Stories of Two Wheels
The first time I was ever on a motorbike I was 15 years old. My best friend’s boyfriend had offered to take me for a ride around our Home Town. I loved it. The power. The freedom. The exhilaration. The different view of the world.
I once talked my partner into driving 1200km round trip with a trailer to pick up a bike that had been in storage (ie. in the back shed of my childhood home) for 10 years. It was my aunt’s x’s. The hardest part was getting it into the trailer. Think about it. I hadn’t. I was devastated to get it home only to be told it was not worth fixing.
I know just how dangerous riding bikes can be. An x lost his older brother as a teen in a bike accident, and his cousin’s leg was permanently damaged in a separate accident. I heard horror stories in training. Friends have had accidents. There is not a lot between you and the road.
One of my favourite coffee shops is loved not only because I walk in and my barista knows what I have without asking (he even remembers I like two cups), but because they have a Ducati on display and I get to read motorbike magazines while I wait for my coffee.
A friend used to visit and park his bike outside the front door. I hope he didn’t notice me drooling over it, my hands half reaching with longing but afraid to touch.
The first time I ever rode a bike on my own was in Thailand. Safety is not really their biggest concern. You walk into any of the numerous bike hire places, give them your passport and some money, and they give you keys, a bike, and two helmets.
Actually, I can’t remember if helmets were part of the deal…
Notice the distinct lack of any safety equipment. Notice the open beach shoes. The board shorts. The sleeveless shirt.
See how high up in the mountains we were? Just after this picture, on the ride home, the afternoon rainstorm hit and I rode the hour back to the hotel with a passenger on the back, down the windy mountain, dodging crazy Thai drivers who don’t follow any discernible road rules, unable to see a thing, and soaked to the bone.

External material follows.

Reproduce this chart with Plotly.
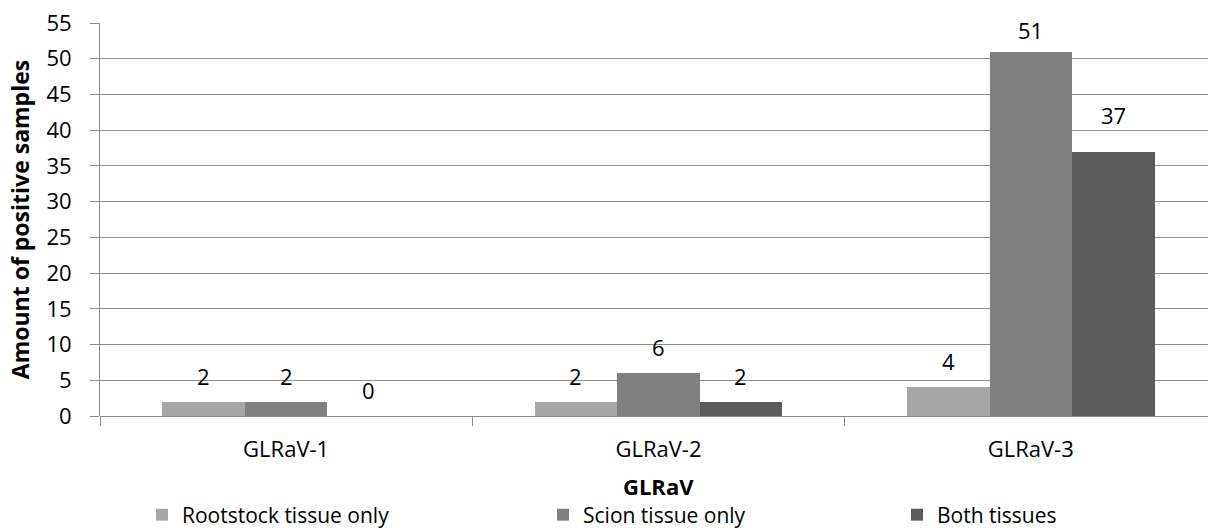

Other notable incidents on that trip were when we stalled it going up a hill and had a comical British-comedy-like exchange in front of a bunch of Thai residents sitting on their balconies watching, and that time I came within inches of riding off a really high bridge.
Still, that and ocean jetskiing are still up there on my list of favourite things I’ve done.
But as my bike instructor said, I’m still alive, so I would have no troubles getting my licence.
I’ve loved bikes for years. But I’ve never gotten “into them”. People look at me funny when I say I love bikes and they ask me what do I like, naked, touring, sports? and I say I don’t know. To go back to the post I wrote a few weeks ago on defining me, I think I just never put the energy into it because I was so busy supporting other people’s interests. No one ever asked me to, I just thought that was something that you did in a partnership. Not that I didn’t enjoy those interests, I’ve had some fantastic experiences in the pursuit of other people’s interests, such as learning how to train a racehorse and flying overseas just to watch a band. I just always put my interests on the backburner.
I got my bike licence today. Something I’ve always wanted to do, talked about a lot, but never found a reason to do. I still have no reason to have a bike licence, I don’t have a bike (yet), I don’t have any gear (yet), but I am so damn proud of myself for accomplishing something that is purely for me. Something I’m going to build on and grow and enjoy.
There were times when I didn’t think I could do it. During bike training and the instructor would call out a correction and I would stall it from being nervous. When I accidentally rolled on the throttle too hard and the bike took off (best words I heard all weekend were ‘nicely not panicked’ once I brought the bike to a gentle stop). When the training bike got stuck in neutral and wouldn’t find a gear. When I was faced with a question that I had no idea what the answer was in the knowledge test.
But I did it, there are a bunch of extra little letters on my licence that mean if I want to, I can jump on a bike and go, and it’s just for me.